Ele produziu tratados como Πνευματικά (“Pneumatica”), obra dedicada aos estudos de aplicações das forças do vapor e da água para o funcionamento de dispositivos mecânicos, Μετρικά (“Metrica”), obra dedica à geometria e que contém a famosa Fórmula de Heron, utilizada para calcular a área de triângulos, Μηχανικά (“Mechanica”), dedicada aos estudos das máquinas e suas aplicações, entre outros escritos inovadores. Foi de sua autoria a noção que considera que a luz viaja entre dois pontos através do caminho mais curto, o Princípio da Menor Trajetória da Luz. 

Ele era um inventor produtivo e desenvolveu o primeiro exemplar de um motor movido a vapor, a aeolipile ou “Máquina de Heron”, que consistia num mecanismo que convertia a energia térmica em energia mecânica. A máquina era composta por um recipiente esférico com dois bicos que ficava cheio de água, montada sobre um suporte e um fogareiro. Quando a temperatura elevava, transformava a água em vapor que passava através dos bicos e a pressão fazia a esfera girar freneticamente. Era o princípio básico do funcionamento de um motor a vapor que foi potencializado pela Revolução Industrial. Ele inventou diversas máquinas hidráulicas e pneumáticas, incluindo uma máquina de venda automática que liberava água de seu interior quando uma moeda era inserida. Heron ainda foi capaz de elaborar instrumentos de medição como o odômetros para medir distâncias e a dioptra, para análises topográficas e planejamento de construções porque servia para a medição de ângulos e determinação de alturas. Além dessas aplicações, ele também se dedicou a criar mecanismos voltados para o entretenimento público e o grande exemplo é seu teatro mecânico, montado com um sofisticado aparato de peças, cordas, nós, polias e montagens que moviam personagens autômatos num espetáculo que era um exemplo de produção artística baseada em princípios físicos e aplicações mecânicas. Sua mente inventiva elaborou imagens de deuses dotadas de movimento para atrair fiéis e até portas de templos que abriam e fechavam automaticamente para provocar reações impressionadas nos frequentadores dos locais sagrados.

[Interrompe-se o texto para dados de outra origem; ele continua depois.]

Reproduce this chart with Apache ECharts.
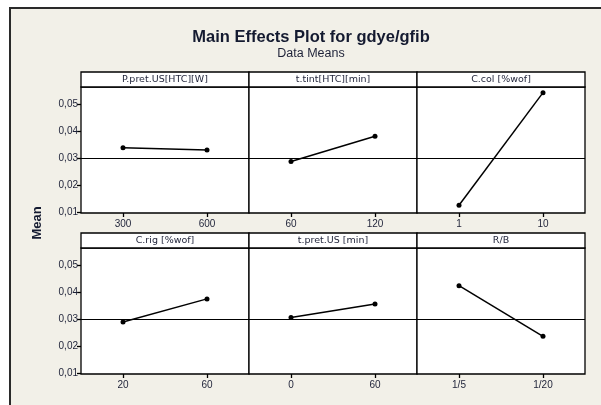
<!DOCTYPE html>
<html>
<head>
<meta charset="utf-8">
<script src="https://cdn.jsdelivr.net/npm/echarts@6/dist/echarts.min.js"></script>
<style>html,body{margin:0;padding:0;background:#fff;}#c{width:601px;height:405px;}</style>
</head>
<body>
<div id="c"></div>
<script>
// ---- data ----
const chartTitle = 'Main Effects Plot for gdye/gfib';
const chartSubtitle = 'Data Means';
const yAxisTitle = 'Mean';
const panelTitles = ['P.pret.US[HTC][W]', 't.tint[HTC][min]', 'C.col [%wof]', 'C.rig [%wof]', 't.pret.US [min]', 'R/B'];
const pPretUS_levels = ['300', '600'];
const pPretUS_means = [0.0338, 0.0330];
const tTint_levels = ['60', '120'];
const tTint_means = [0.0287, 0.0381];
const cCol_levels = ['1', '10'];
const cCol_means = [0.0125, 0.0543];
const cRig_levels = ['20', '60'];
const cRig_means = [0.0289, 0.0375];
const tPretUS_levels = ['0', '60'];
const tPretUS_means = [0.0306, 0.0356];
const rb_levels = ['1/5', '1/20'];
const rb_means = [0.0424, 0.0236];
const grandMean = 0.0333;
const yTickValues = [0.01, 0.02, 0.03, 0.04, 0.05];
const yMin = 0.0096, yMax = 0.0564;

// ---- layout ----
const levelsList = [pPretUS_levels, tTint_levels, cCol_levels, cRig_levels, tPretUS_levels, rb_levels];
const meansList = [pPretUS_means, tTint_means, cCol_means, cRig_means, tPretUS_means, rb_means];
const colLeft = [81, 249, 417];
const colW = 168;
const rowTop = [87, 248];
const plotH = 126;
const stripH = 15;
const FONT = '"Liberation Sans", Arial, sans-serif';
const FONT2 = '"DejaVu Sans", Verdana, sans-serif';
const labelColor = '#1e2238';

const grids = [], xAxes = [], yAxes = [], series = [], graphics = [];

graphics.push({type:'rect', shape:{x:10, y:8, width:640, height:420}, style:{fill:'#f2f0e8', stroke:'#2a2a2a', lineWidth:2}, z:-10});

for (let i = 0; i < 6; i++) {
  const r = Math.floor(i / 3), c = i % 3;
  grids.push({left: colLeft[c], top: rowTop[r], width: colW, height: plotH, show: true,
    backgroundColor: '#fff', borderColor: '#000', borderWidth: 1.3});
  xAxes.push({type: 'category', gridIndex: i, data: levelsList[i], boundaryGap: true,
    axisLine: {show: false},
    axisTick: {show: true, alignWithLabel: true, length: 4, lineStyle: {color: '#000', width: 1.3}},
    axisLabel: {show: true, margin: 6, fontSize: 10, fontFamily: FONT, color: labelColor},
    splitLine: {show: false}});
  const showY = c === 0;
  yAxes.push({type: 'value', gridIndex: i, min: yMin, max: yMax,
    axisLine: {show: false},
    axisTick: {show: showY, length: 4, customValues: yTickValues, lineStyle: {color: '#000', width: 1.3}},
    axisLabel: {show: showY, customValues: yTickValues, fontSize: 10, margin: 3, fontFamily: FONT, color: labelColor,
      formatter: v => v.toFixed(2).replace('.', ',')},
    splitLine: {show: false}});
  series.push({type: 'line', xAxisIndex: i, yAxisIndex: i, data: meansList[i],
    symbol: 'circle', symbolSize: 5, showSymbol: true,
    lineStyle: {color: '#000', width: 1.5}, itemStyle: {color: '#000'},
    markLine: {silent: true, symbol: ['none', 'none'], label: {show: false},
      lineStyle: {color: '#000', type: 'solid', width: 1.1},
      data: [{yAxis: grandMean}]}});
  graphics.push({type: 'rect', shape: {x: colLeft[c], y: rowTop[r] - stripH, width: colW, height: stripH},
    style: {fill: '#fff', stroke: '#000', lineWidth: 1.3}, z: 5});
  graphics.push({type: 'text', x: colLeft[c] + colW / 2, y: rowTop[r] - stripH / 2,
    style: {text: panelTitles[i], fill: labelColor, font: '9.5px ' + FONT2, align: 'center', verticalAlign: 'middle'}, z: 6});
}

graphics.push({type: 'text', x: 311, y: 37, style: {text: chartTitle, fill: '#141a30', font: 'bold 16.5px ' + FONT, align: 'center', verticalAlign: 'middle'}, z: 6});
graphics.push({type: 'text', x: 311, y: 54, style: {text: chartSubtitle, fill: '#1e2238', font: '12.5px ' + FONT, align: 'center', verticalAlign: 'middle'}, z: 6});
graphics.push({type: 'text', x: 37, y: 223, rotation: Math.PI / 2,
  style: {text: yAxisTitle, fill: '#141a30', font: 'bold 13px ' + FONT, align: 'center', verticalAlign: 'middle'}, z: 6});

const chart = echarts.init(document.getElementById('c'), null, {renderer: 'canvas'});
chart.setOption({animation: false, backgroundColor: '#fff', grid: grids, xAxis: xAxes, yAxis: yAxes, series: series, graphic: graphics});
</script>
</body>
</html>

A genialidade de Heron foi registrada nas descrições que ele escreveu, além de diagramas e ilustrações que o estudioso produziu para documentar suas criações. Este material também era sua produção didática para difundir a aplicações dos conceitos e princípios através de artefatos mecânicos. 

Heron morreu por volta de 80. dC. e, apesar de toda riqueza de sua produção, recebeu relativamente pouco reconhecimento em vida fora dos círculos científicos ou daqueles que viam seu trabalho com curiosidade. Muitas de suas invenções tinham pouca aplicação na época, pois os dominantes romanos valorizavam acima de tudo criações de funcionalidade imediata para uso militar e para a construção. Seu legado foi aproveitado posteriormente durante a Idade de Outro Islâmica, na Idade Média, através de traduções de suas obras que influenciaram estudiosos muçulmanos e depois chegaram aos europeus. Os princípios da automação contidos em seu tratado Αὐτοματοποιητικά (“Automata”) influenciaram gênios como Leonardo da Vinci e inspiraram ideias a respeito dos futuros robôs.